> _MATERIAL_
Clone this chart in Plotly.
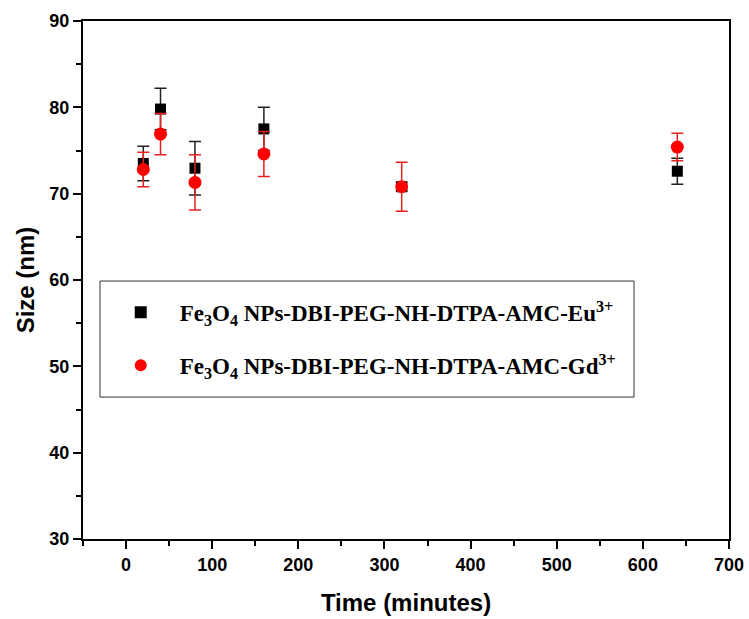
import plotly.graph_objects as go

# time points (minutes)
time_min = [20, 40, 80, 160, 320, 640]

# Eu3+ conjugate
eu_size = [73.5, 79.8, 72.95, 77.5, 70.8, 72.6]
eu_err = [2.0, 2.4, 3.1, 2.5, 0.5, 1.5]

# Gd3+ conjugate
gd_size = [72.8, 76.9, 71.3, 74.6, 70.8, 75.4]
gd_err = [2.0, 2.4, 3.2, 2.6, 2.85, 1.6]

eu_name = "Fe<sub>3</sub>O<sub>4</sub> NPs-DBI-PEG-NH-DTPA-AMC-Eu<sup>3+</sup>"
gd_name = "Fe<sub>3</sub>O<sub>4</sub> NPs-DBI-PEG-NH-DTPA-AMC-Gd<sup>3+</sup>"

fig = go.Figure()

fig.add_trace(go.Scatter(
    x=time_min, y=eu_size, mode="markers", name=eu_name,
    marker=dict(symbol="square", size=11, color="black"),
    error_y=dict(type="data", array=eu_err, color="#222222", thickness=1.5, width=6),
    legendgroup="eu",
))
fig.add_trace(go.Scatter(
    x=time_min, y=gd_size, mode="markers", name=gd_name,
    marker=dict(symbol="circle", size=13, color="red"),
    error_y=dict(type="data", array=gd_err, color="#e82020", thickness=1.5, width=6),
    legendgroup="gd",
))

axis_font = dict(family="Liberation Sans, Arial", size=18, color="black", weight="bold")
title_font = dict(family="Liberation Sans, Arial", size=24, color="black", weight="bold")

# legend frame drawn as a box (plotly legend has no padding option)
fig.add_shape(
    type="rect", xref="paper", yref="paper",
    x0=0.0263, x1=0.853, y0=0.274, y1=0.498,
    line=dict(color="#333333", width=1), fillcolor="white", layer="below",
)

fig.update_layout(
    width=749, height=619,
    margin=dict(l=83, r=20, t=21, b=80),
    paper_bgcolor="white",
    plot_bgcolor="white",
    showlegend=True,
    legend=dict(
        x=0.029, y=0.479, xanchor="left", yanchor="top",
        bgcolor="rgba(0,0,0,0)", borderwidth=0,
        font=dict(family="Liberation Serif, Times New Roman", size=23, color="black", weight="bold"),
        tracegroupgap=20,
        itemwidth=68,
        itemsizing="constant",
    ),
    xaxis=dict(
        range=[-50, 700], tickvals=[0, 100, 200, 300, 400, 500, 600, 700],
        ticks="outside", ticklen=8, tickwidth=2, tickcolor="black",
        minor=dict(dtick=50, tick0=0, ticks="outside", ticklen=5, tickwidth=2, tickcolor="black"),
        showline=True, linewidth=2, linecolor="black", mirror=True,
        showgrid=False, zeroline=False, automargin=False,
        tickfont=axis_font,
        title=dict(text="Time (minutes)", font=title_font, standoff=21),
    ),
    yaxis=dict(
        range=[30, 90], dtick=10,
        ticks="outside", ticklen=8, tickwidth=2, tickcolor="black",
        minor=dict(dtick=5, tick0=30, ticks="outside", ticklen=5, tickwidth=2, tickcolor="black"),
        showline=True, linewidth=2, linecolor="black", mirror=True,
        showgrid=False, zeroline=False, automargin=False,
        tickfont=axis_font,
        title=dict(text="Size (nm)", font=title_font, standoff=8),
    ),
)

# drop the default body margin so the figure sits at the page corner
fig.write_html("out.html", config={"displayModeBar": False},
               post_script="document.body.style.margin='0';")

> _INSTRUCTIONS TO FOLLOW_
Give again, word for word, every line from the top of the data above to the line holding "fig = go.Figure()", inclusive, with the pictures left out.

> _IN RESPONSE_
Clone this chart in Plotly.
import plotly.graph_objects as go

# time points (minutes)
time_min = [20, 40, 80, 160, 320, 640]

# Eu3+ conjugate
eu_size = [73.5, 79.8, 72.95, 77.5, 70.8, 72.6]
eu_err = [2.0, 2.4, 3.1, 2.5, 0.5, 1.5]

# Gd3+ conjugate
gd_size = [72.8, 76.9, 71.3, 74.6, 70.8, 75.4]
gd_err = [2.0, 2.4, 3.2, 2.6, 2.85, 1.6]

eu_name = "Fe<sub>3</sub>O<sub>4</sub> NPs-DBI-PEG-NH-DTPA-AMC-Eu<sup>3+</sup>"
gd_name = "Fe<sub>3</sub>O<sub>4</sub> NPs-DBI-PEG-NH-DTPA-AMC-Gd<sup>3+</sup>"

fig = go.Figure()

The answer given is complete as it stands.